As protests broke out across the globe in the wake of Floyd’s killing, politicians have been forced to respond. An example of this would be the recent decision by the Minneapolis City Council to disband the police department in favor of funding a new community safety program. But while pro-democracy legislators in Hong Kong have led similar calls, the Legislative Council in which they sit has only limited powers and is unable to force reform onto an institution punch-drunk on unchecked power and zero accountability. With democratic legislators set to be forced out of the council entirely, that role will only shrink.

The prospect of the government heeding such calls for change is nonexistent.
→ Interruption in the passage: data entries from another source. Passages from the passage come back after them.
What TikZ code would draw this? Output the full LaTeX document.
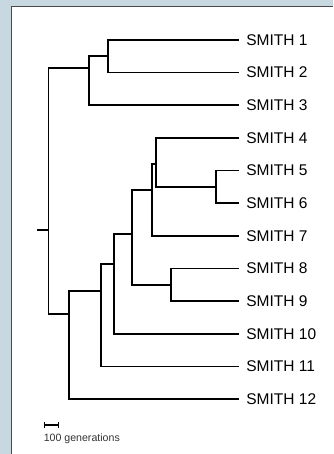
\documentclass[tikz,border=0pt]{standalone}
\usepackage{fontspec}
\setmainfont{Liberation Sans}
\definecolor{framebg}{HTML}{C7D8E1}
\definecolor{frameedge}{HTML}{4A4A4A}
\begin{document}
\begin{tikzpicture}[x=1pt,y=-1pt,
  branch/.style={line width=1.7pt, line cap=rect, line join=miter},
  tiplabel/.style={anchor=west, inner sep=0pt, font=\fontsize{15.5}{18}\selectfont},
  scalelabel/.style={anchor=west, inner sep=0pt, text=black!80, font=\fontsize{10.6}{12}\selectfont}]
\useasboundingbox (0,0) rectangle (333,454);
% window frame
\fill[framebg] (0,0) rectangle (333,454);
\fill[white] (11.5,6.5) rectangle (333,454);
\draw[frameedge, line width=1.2pt] (11.5,454) -- (11.5,6.5) -- (333,6.5);

% tips and their labels
\foreach \i in {1,...,12} {
  \pgfmathsetmacro{\ty}{40+32.64*(\i-1)}
  \coordinate (t\i) at (238,\ty);
  \node[tiplabel] (l\i) at (246.2,\ty) {SMITH \i};
}

% internal nodes (x = depth, y = where the parent branch attaches)
\coordinate (s) at (38.3,229.7);
\coordinate (r) at (48.5,229.7);
\coordinate (a) at (88.7,68);
\coordinate (b) at (107.7,56.3);
\coordinate (c) at (69.3,314);
\coordinate (d) at (100.7,290.7);
\coordinate (e) at (114.3,264.3);
\coordinate (f) at (132,233.7);
\coordinate (g) at (152.3,190.3);
\coordinate (h) at (171,284.8);
\coordinate (i) at (155.7,163.7);
\coordinate (j) at (216,186.7);

% branches
\draw[branch] (s) -- (r);
\foreach \p/\ch in {r/a, r/c, a/b, a/t3, b/t1, b/t2,
                    c/d, c/t12, d/e, d/t11, e/f, e/t10,
                    f/g, f/h, g/i, g/t7, i/t4, i/j,
                    j/t5, j/t6, h/t8, h/t9} {
  \draw[branch] (\p) |- (\ch);
}

% scale bar
\coordinate (sb1) at (44.3,425);
\coordinate (sb2) at (58.3,425);
\draw[line width=1.2pt] (sb1) -- (sb2);
\draw[line width=1.2pt] ([yshift=-2.8pt]sb1) -- ([yshift=2.8pt]sb1);
\draw[line width=1.2pt] ([yshift=-2.8pt]sb2) -- ([yshift=2.8pt]sb2);
\node[scalelabel] (sbl) at (43.6,439) {100 generations};
\end{tikzpicture}
\end{document}
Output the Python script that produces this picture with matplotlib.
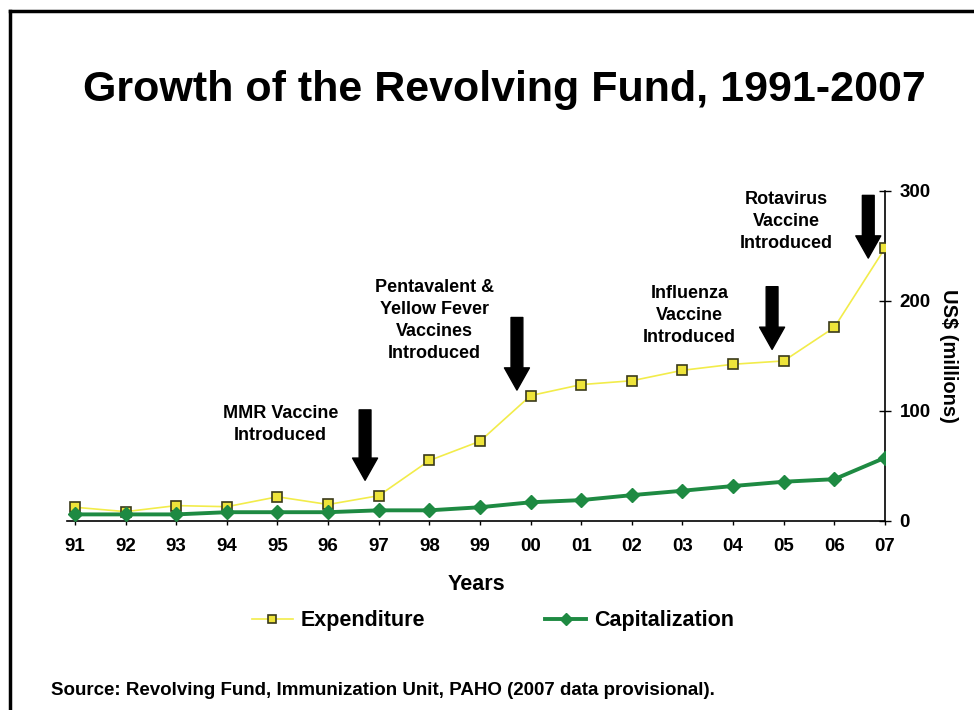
import matplotlib
matplotlib.use("Agg")
import matplotlib.pyplot as plt
from matplotlib.lines import Line2D

plt.rcParams['font.family'] = ['Liberation Sans', 'DejaVu Sans']
plt.rcParams['font.weight'] = 'bold'

years = ["91", "92", "93", "94", "95", "96", "97", "98", "99",
         "00", "01", "02", "03", "04", "05", "06", "07"]
expenditure = [12.5, 8.5, 14, 13, 22, 15, 23, 55, 72.5,
               114, 124, 127.5, 137, 142.5, 145.5, 176, 248]
capitalization = [6, 6, 6, 8, 8, 8, 9.7, 9.7, 12.5,
                  17, 19, 23.5, 27.5, 31.8, 35.7, 38, 57.5]
y_ticks = [0, 100, 200, 300]

# annotations: (label, text x, text y, arrow x, arrow top, arrow tip)
notes = [
    ("MMR Vaccine\nIntroduced", 4.06, 88, 5.73, 101, 37),
    ("Pentavalent &\nYellow Fever\nVaccines\nIntroduced", 7.1, 182, 8.73, 185, 119),
    ("Influenza\nVaccine\nIntroduced", 12.14, 187, 13.77, 213, 156),
    ("Rotavirus\nVaccine\nIntroduced", 14.05, 272, 15.67, 296, 239),
]

fig = plt.figure(figsize=(9.74, 7.10), dpi=100)
ax = fig.add_axes([0.0692, 0.2662, 0.8394, 0.4648])

x = list(range(len(years)))
ax.plot(x, expenditure, color='#F2EC4A', lw=1.2, marker='s', markersize=7.5,
        markerfacecolor='#EEE43A', markeredgecolor='#3A3A1A', markeredgewidth=1.2,
        label='Expenditure', zorder=3)
ax.plot(x, capitalization, color='#1E8A42', lw=2.8, marker='D', markersize=7,
        markerfacecolor='#1E8A42', markeredgecolor='#1E8A42',
        label='Capitalization', zorder=3)

ax.set_xlim(-0.15, 16)
ax.set_ylim(0, 300)
ax.set_xticks(x)
ax.set_xticklabels(years, fontsize=13.5, fontweight='bold')
ax.yaxis.tick_right()
ax.yaxis.set_label_position('right')
ax.set_yticks(y_ticks)
ax.set_yticklabels([str(v) for v in y_ticks], fontsize=13.5, fontweight='bold')
ax.tick_params(axis='y', direction='inout', length=9, width=1, pad=6)
ax.tick_params(axis='x', direction='out', length=3, width=1, pad=9)
for s in ['top', 'left']:
    ax.spines[s].set_visible(False)
ax.spines['bottom'].set_linewidth(1.2)
ax.spines['right'].set_linewidth(1.2)

ax.set_xlabel('Years', fontsize=15.5, fontweight='bold', labelpad=14)
ax.set_ylabel('US$ (millions)', fontsize=14.5, fontweight='bold', rotation=-90, labelpad=20)

for label, tx, ty, axx, atop, atip in notes:
    ax.text(tx, ty, label, ha='center', va='center', fontsize=13,
            fontweight='bold', linespacing=1.38)
    ax.annotate('', xy=(axx, atip), xytext=(axx, atop),
                arrowprops=dict(arrowstyle='simple,head_length=1.6,head_width=1.8,tail_width=0.85',
                                color='black', shrinkA=0, shrinkB=0), zorder=4)

fig.text(0.5175, 0.873, 'Growth of the Revolving Fund, 1991-2007', ha='center', va='center',
         fontsize=31, fontweight='bold')

leg = fig.legend(handles=ax.get_lines(), labels=['Expenditure', 'Capitalization'],
                 loc='center', bbox_to_anchor=(0.506, 0.126), ncol=2, frameon=False,
                 handlelength=1.9, columnspacing=5.6, handletextpad=0.35,
                 prop={'weight': 'bold', 'size': 15.5})
for h in leg.legend_handles:
    h.set_markersize(6)

fig.text(0.052, 0.027, 'Source: Revolving Fund, Immunization Unit, PAHO (2007 data provisional).',
         ha='left', va='center', fontsize=13.5, fontweight='bold')

# slide border lines (top and left)
fig.add_artist(Line2D([0.0105, 1.0], [0.984, 0.984], transform=fig.transFigure,
                      color='black', lw=2.5))
fig.add_artist(Line2D([0.0105, 0.0105], [0.0, 0.984], transform=fig.transFigure,
                      color='black', lw=2.5))

fig.savefig('out.png', dpi=100)
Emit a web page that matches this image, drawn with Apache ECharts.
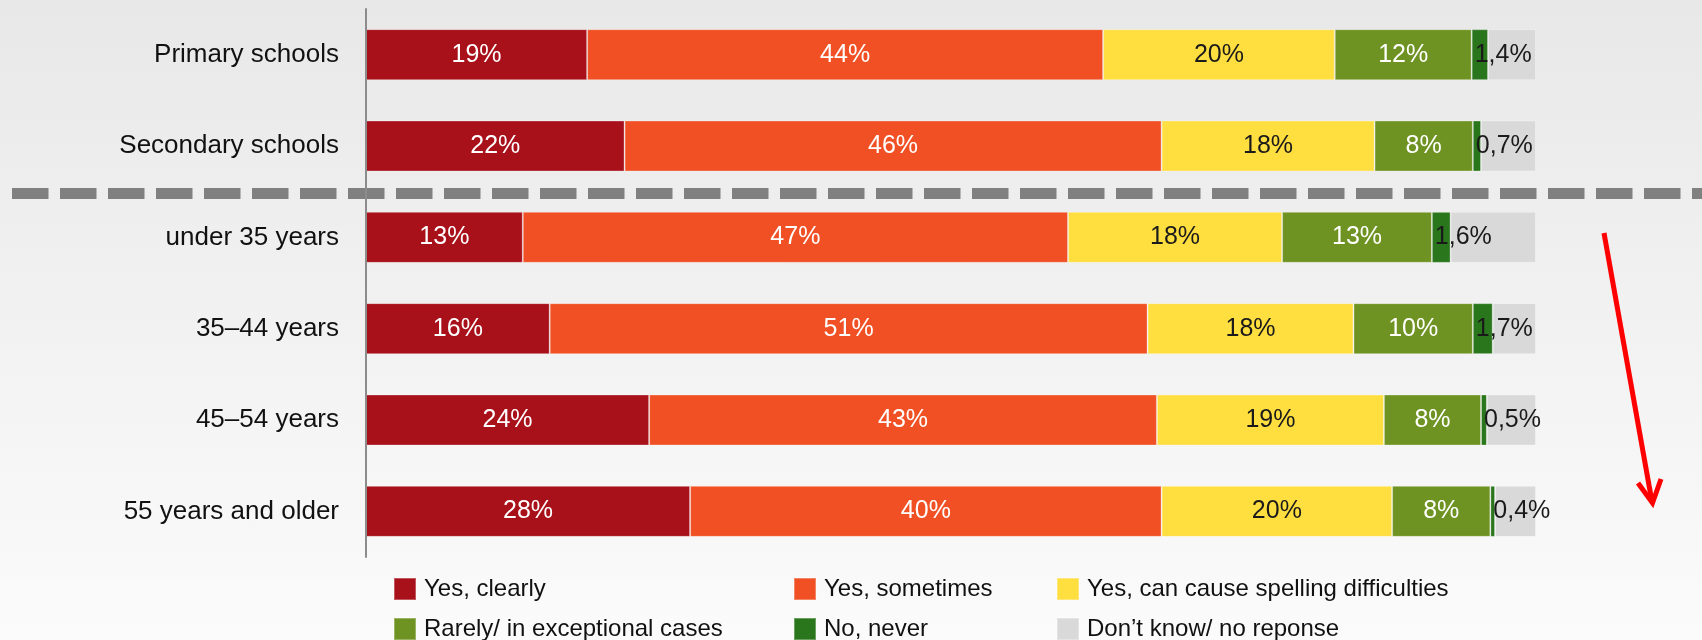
<!DOCTYPE html>
<html>
<head>
<meta charset="utf-8">
<script src="https://cdn.jsdelivr.net/npm/echarts@6/dist/echarts.min.js"></script>
<style>
  html, body { margin: 0; padding: 0; }
  #chart { width: 1702px; height: 640px; background: linear-gradient(#e8e8e8, #fbfbfb); }
</style>
</head>
<body>
<div id="chart"></div>
<script>
const categories = ['Primary schools', 'Secondary schools', 'under 35 years', '35–44 years', '45–54 years', '55 years and older'];
const seriesNames = ['Yes, clearly', 'Yes, sometimes', 'Yes, can cause spelling difficulties', 'Rarely/ in exceptional cases', 'No, never', 'Don’t know/ no reponse'];
const yesClearly   = [18.9, 22.1, 13.4, 15.7, 24.2, 27.7];
const yesSometimes = [44.1, 45.9, 46.6, 51.1, 43.4, 40.3];
const yesSpelling  = [19.8, 18.2, 18.3, 17.6, 19.4, 19.7];
const rarely       = [11.7, 8.4, 12.8, 10.2, 8.3, 8.4];
const noNever      = [1.4, 0.7, 1.6, 1.7, 0.5, 0.4];
const dontKnow     = [4.1, 4.7, 7.3, 3.7, 4.2, 3.5];

const colors = ['#a8101a', '#f05024', '#ffde40', '#6f9322', '#2a761c', '#d9d9d9'];
const labelColors = ['#ffffff', '#ffffff', '#1a1a1a', '#ffffff', '#1a1a1a', '#1a1a1a'];
const values = [yesClearly, yesSometimes, yesSpelling, rarely, noNever, dontKnow];
const FONT = "'Liberation Sans', Arial, sans-serif";

const series = values.map((vals, i) => {
  const s = {
    name: seriesNames[i],
    type: 'bar',
    stack: 'total',
    barWidth: 51,
    data: vals,
    itemStyle: { color: colors[i], borderColor: 'rgba(255,255,255,0.3)', borderWidth: 1 },
    label: {
      show: i < 5,
      position: 'inside',
      color: labelColors[i],
      fontSize: 25,
      fontFamily: FONT,
      formatter: p => Math.round(p.value) + '%'
    },
    emphasis: { disabled: true },
    z: 2
  };
  if (i === 4) {
    s.z = 4;
    s.label.position = [3, '50%'];
    s.label.align = 'left';
    s.label.verticalAlign = 'middle';
    s.label.formatter = p => p.value.toFixed(1).replace('.', ',') + '%';
  }
  return s;
});

const legendBase = {
  orient: 'vertical',
  icon: 'rect',
  itemWidth: 22,
  itemHeight: 22,
  itemGap: 16,
  padding: 0,
  top: 577,
  height: 120,
  selectedMode: false,
  textStyle: { fontSize: 24, lineHeight: 22, color: '#111', fontFamily: FONT, padding: [0, 0, 0, 3] }
};

const chart = echarts.init(document.getElementById('chart'), null, { renderer: 'canvas' });
chart.setOption({
  animation: false,
  color: colors,
  grid: { left: 366, right: 166, top: 9, bottom: 83, containLabel: false },
  xAxis: { type: 'value', min: 0, max: 100, show: false },
  yAxis: {
    type: 'category',
    data: categories,
    inverse: true,
    z: 5,
    axisLine: { show: true, lineStyle: { color: '#8c8c8c', width: 2 } },
    axisTick: { show: false },
    splitLine: { show: false },
    axisLabel: { fontSize: 26, color: '#111', fontFamily: FONT, margin: 27 }
  },
  legend: [
    Object.assign({}, legendBase, { left: 393, data: [seriesNames[0], seriesNames[3]] }),
    Object.assign({}, legendBase, { left: 793, data: [seriesNames[1], seriesNames[4]] }),
    Object.assign({}, legendBase, { left: 1056, data: [seriesNames[2], seriesNames[5]] })
  ],
  graphic: [
    {
      type: 'line', z: 1,
      shape: { x1: 12, y1: 193.5, x2: 1702, y2: 193.5 },
      style: { stroke: '#808080', lineWidth: 11, lineDash: [36.5, 11.5] }
    },
    {
      type: 'polyline', z: 10,
      shape: { points: [[1604, 233], [1652, 502]] },
      style: { stroke: '#ff0000', lineWidth: 5, fill: null }
    },
    {
      type: 'polyline', z: 10,
      shape: { points: [[1638, 483], [1652.5, 503], [1661, 479]] },
      style: { stroke: '#ff0000', lineWidth: 5, fill: null, lineJoin: 'miter' }
    }
  ],
  series: series
});
</script>
</body>
</html>
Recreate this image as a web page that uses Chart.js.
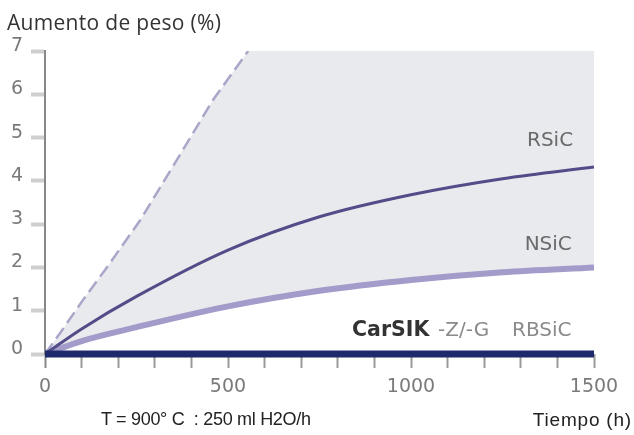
<!DOCTYPE html>
<html lang="es">
<head>
<meta charset="utf-8">
<title>Aumento de peso</title>
<script src="https://cdn.jsdelivr.net/npm/chart.js@4"></script>
<style>
    body { margin: 0; background: #fff; }
    .lienzo { position: relative; width: 634px; height: 435px; }
    .rotulo { position: absolute; white-space: pre; color: #333; }
    #titulo { left: 7px; top: 8px; font: 21px "Open Sans", sans-serif; letter-spacing: 0.3px; }
    #condiciones { left: 101px; top: 409px; font: 18px "Liberation Sans", Arial, sans-serif; color: #222; letter-spacing: -0.3px; }
    #tiempo { right: 2px; top: 409px; font: 19px "Liberation Sans", Arial, sans-serif; color: #222; letter-spacing: 0.8px; }
</style>
</head>
<body>
<div class="lienzo">
    <canvas id="grafico" width="634" height="435"></canvas>
    <div class="rotulo" id="titulo">Aumento de peso (%)</div>
    <div class="rotulo" id="condiciones">T = 900° C  : 250 ml H2O/h</div>
    <div class="rotulo" id="tiempo">Tiempo (h)</div>
</div>

<script>
// ================================
// Datos
// ================================

// linea discontinua
const tiempoDiscontinua = [0, 41, 104, 169, 260, 360, 459, 555];
const pesoDiscontinua = [0, 0.48, 1.25, 2.0, 3.09, 4.48, 5.87, 7];

// limite superior de la zona gris: discontinua + techo a 7 %
const tiempoLimite = [...tiempoDiscontinua, 1500];
const pesoLimite = [...pesoDiscontinua, 7];

const tiempo = [0, 100, 250, 500, 750, 1000, 1250, 1500];
const pesoRSiC = [0, 0.58, 1.33, 2.4, 3.17, 3.68, 4.05, 4.32];
const pesoNSiC = [0, 0.3, 0.62, 1.1, 1.46, 1.71, 1.89, 2.0];

const tiempoCarSIK = [0, 1500];
const pesoCarSIK = [0, 0];

const ticksX = [0, 500, 1000, 1500];

function puntos(xs, ys) {
    return xs.map((x, i) => ({ x: x, y: ys[i] }));
}

// ================================
// Rotulos dentro del grafico
// ================================

const rotulosSeries = {
    id: "rotulosSeries",
    afterDatasetsDraw(chart) {
        const { ctx, scales: { x, y } } = chart;
        ctx.save();
        ctx.textBaseline = "middle";

        ctx.font = "20px 'DejaVu Sans', sans-serif";
        ctx.fillStyle = "#6a6a6a";
        ctx.textAlign = "center";
        ctx.fillText("RSiC", x.getPixelForValue(1380), y.getPixelForValue(4.92));
        ctx.fillText("NSiC", x.getPixelForValue(1375), y.getPixelForValue(2.52));

        ctx.textAlign = "left";
        const py = y.getPixelForValue(0.53);
        ctx.font = "bold 20.5px 'DejaVu Sans', sans-serif";
        ctx.fillStyle = "#333";
        ctx.fillText("CarSIK", x.getPixelForValue(839), py);
        ctx.font = "20px 'DejaVu Sans', sans-serif";
        ctx.fillStyle = "#8a8a8a";
        ctx.fillText("-Z/-G", x.getPixelForValue(1074), py);
        ctx.fillText("RBSiC", x.getPixelForValue(1276), py);
        ctx.restore();
    }
};

// ================================
// Grafico
// ================================

const fuenteTicks = { family: "'DejaVu Sans', sans-serif", size: 19 };

new Chart(document.getElementById("grafico"), {

    type: "line",

    data: {
        datasets: [
            {
                label: "zona",
                data: puntos(tiempoLimite, pesoLimite),
                borderWidth: 0,
                borderColor: "rgba(0,0,0,0)",
                fill: { target: 3, above: "#e9eaee", below: "#e9eaee" },
                pointRadius: 0,
                order: 6
            },
            {
                label: "limite",
                data: puntos(tiempoDiscontinua, pesoDiscontinua),
                borderColor: "#aaa6c9",
                borderWidth: 2.5,
                borderDash: [13, 6],
                fill: false,
                pointRadius: 0,
                order: 5
            },
            {
                label: "RSiC",
                data: puntos(tiempo, pesoRSiC),
                borderColor: "#524c88",
                borderWidth: 3,
                cubicInterpolationMode: "monotone",
                pointRadius: 0,
                fill: false,
                order: 2
            },
            {
                label: "NSiC",
                data: puntos(tiempo, pesoNSiC),
                borderColor: "#a39bc9",
                borderWidth: 6,
                cubicInterpolationMode: "monotone",
                pointRadius: 0,
                fill: false,
                order: 3
            },
            {
                label: "CarSIK -Z/-G RBSiC",
                data: puntos(tiempoCarSIK, pesoCarSIK),
                borderColor: "#1e2a6b",
                borderWidth: 7,
                borderCapStyle: "butt",
                pointRadius: 0,
                fill: false,
                clip: false,
                order: 1
            }
        ]
    },

    options: {
        responsive: false,
        animation: false,
        layout: { padding: { left: 0, right: 40, top: 51, bottom: 41 } },
        plugins: {
            legend: { display: false },
            tooltip: { enabled: false }
        },
        scales: {
            x: {
                type: "linear",
                min: 0,
                max: 1500,
                afterFit: s => { s.height = 40; },
                ticks: {
                    stepSize: 100,
                    autoSkip: false,
                    maxRotation: 0,
                    padding: 8,
                    color: "#7a7a7a",
                    font: fuenteTicks,
                    callback: v => ticksX.includes(v) ? String(v) : ""
                },
                grid: {
                    drawOnChartArea: false,
                    drawTicks: true,
                    tickLength: 14,
                    tickWidth: 2,
                    tickColor: c => c.tick && c.tick.value === 0 ? "#888" : "#9a9a9a"
                },
                border: { display: false }
            },
            y: {
                min: 0,
                max: 7,
                afterFit: s => { s.width = 45; },
                ticks: {
                    stepSize: 1,
                    padding: 8,
                    labelOffset: -5,
                    color: "#7a7a7a",
                    font: fuenteTicks
                },
                grid: {
                    drawOnChartArea: false,
                    drawTicks: true,
                    tickLength: 14,
                    tickWidth: 4,
                    tickColor: "#cfcfcf"
                },
                border: { color: "#888", width: 2 }
            }
        }
    },

    plugins: [rotulosSeries]

});
</script>
</body>
</html>
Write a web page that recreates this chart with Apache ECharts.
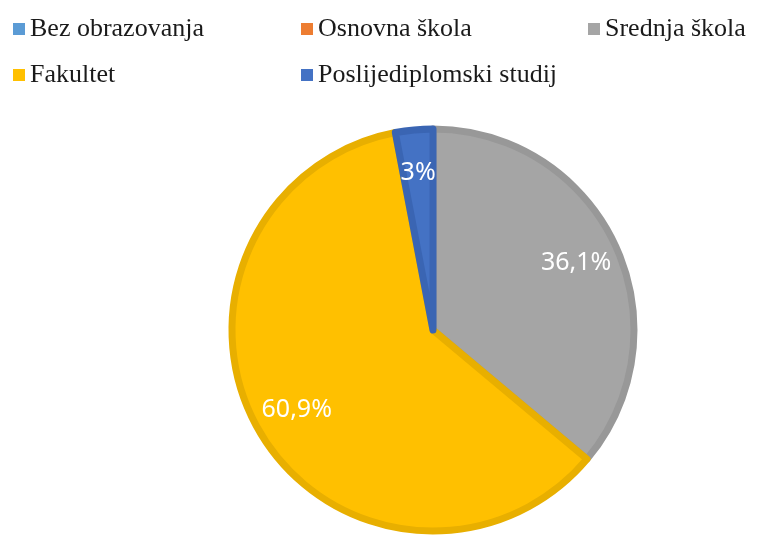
<!DOCTYPE html>
<html>
<head>
<meta charset="utf-8">
<script src="https://cdn.jsdelivr.net/npm/echarts@6/dist/echarts.min.js"></script>
<style>
  html, body { margin: 0; padding: 0; background: #fff; }
  #chart { width: 758px; height: 538px; }
</style>
</head>
<body>
<div id="chart"></div>
<script>
// data
const categories = ['Bez obrazovanja', 'Osnovna škola', 'Srednja škola', 'Fakultet', 'Poslijediplomski studij']
const values = [0, 0, 36.1, 60.9, 3]
const colors = ['#5B9BD5', '#ED7D31', '#A5A5A5', '#FFC000', '#4472C4']
const borders = ['#5B9BD5', '#ED7D31', '#989898', '#E8AF00', '#3A65B3']

const chart = echarts.init(document.getElementById('chart'))

const legendText = {
  fontFamily: 'Liberation Serif',
  fontSize: 26,
  color: '#1a1a1a'
}

function legendAt(left, names) {
  return {
    orient: 'vertical',
    left: left,
    top: 11,
    itemGap: 20,
    icon: 'rect',
    itemWidth: 12,
    itemHeight: 12,
    itemStyle: { borderWidth: 0 },
    textStyle: legendText,
    data: names,
    selectedMode: false
  }
}

const mainData = categories.map((name, i) => ({
  name: name,
  value: values[i],
  itemStyle: {
    color: colors[i],
    borderColor: borders[i],
    borderWidth: values[i] > 0 ? 7 : 0
  }
}))

const labelData = categories.map((name, i) => ({
  name: name,
  value: values[i]
}))

chart.setOption({
  animation: false,
  legend: [
    legendAt(8, [categories[0], categories[3]]),
    legendAt(296, [categories[1], categories[4]]),
    legendAt(583, [categories[2]])
  ],
  series: [
    {
      type: 'pie',
      center: [433, 330],
      radius: 201,
      startAngle: 90,
      clockwise: true,
      silent: true,
      label: { show: false },
      labelLine: { show: false },
      data: mainData
    },
    {
      // transparent ring, only used to place the percent labels
      type: 'pie',
      center: [433, 330],
      radius: [106, 204],
      startAngle: 90,
      clockwise: true,
      silent: true,
      itemStyle: { color: 'rgba(0,0,0,0)', borderWidth: 0 },
      label: {
        show: true,
        position: 'inside',
        color: '#fff',
        fontFamily: 'Noto Sans',
        fontSize: 25,
        formatter: p => p.value > 0 ? String(p.value).replace('.', ',') + '%' : ''
      },
      labelLine: { show: false },
      data: labelData
    }
  ]
})
</script>
</body>
</html>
Hong Kong Chief Executive Carrie Lam, who cornered herself by steadfastly refusing calls for an inquiry into police brutality at the start of the protests, has backed the police to the hilt throughout the saga. The recently released report into the Hong Kong police’s response to the protests by the Independent Police Complaints Council (IPCC) has been widely criticized, with former IPCC panel of experts member Clifford Stott describing the report as “not fit for purpose.” Speaking of his fellow foreign expert panel members, Stott stated: “We were manipulated and put in an awkward position. … There is no way I could have stood by that report.”

Yet the IPCC report unwittingly drew an important contrast between the 1967 riots and the present unrest. For all its brute force, the response by the RHKP to the riots was overwhelmingly supported by the public, heralding an era of unprecedented popularity and respect for a force referred to as “Asia’s finest.” This could not stand in starker contrast to today. Even the statistics of the heavily discredited IPCC report show that 72.6 percent of respondents were dissatisfied with the police’s performance during the protests, with 69.5 percent blaming “use of excessive force/too violent.”

The police’s violent track record and aversion to any accountability have had severe consequences. For one, this behavior has fueled the trend of the most radical protesters responding to police brutality with extreme violence of their own. On July 1, a man alleged to have stabbed a police officer in broad daylight was arrested only after boarding a flight to London the very same day, with the plane being recalled to the gate after taxiing on the tarmac.

The cycle of violence in Hong Kong will continue to escalate as the mainland uses colonial techniques to impose its new order. Martin Purbrick, a former RHKP officer who served in the Special Branch, notes how the Hong Kong police’s present-day “paramilitary internal security mode” means that it has maintained the “same paramilitary structure … from the colonial period to the post-1997 return” of Hong Kong to China.

For it to ever again enjoy support from the public, the Hong Kong police would have to shatter this mold and completely restructure itself into a genuine civil force and away from being a wholly politicized organization that increasingly is answerable only to the central authorities in Beijing. This would have to start with the wholesale dismissal of its senior management who have presided over the saga of the past year.

Yet Beijing has no intention of launching police reform of any kind. In imposing the national security law and canceling the Legislative Council elections, the authorities have decided to double down on their strategy of seeking to extinguish all dissent in Hong Kong. It is a regime that by its very nature seeks not to compromise with but crush any threats to its rule, real or imagined. Post-pandemic, the violence on the streets of Hong Kong will likely not just continue but intensify, driven by a regime intent on extinguishing any and all dissent.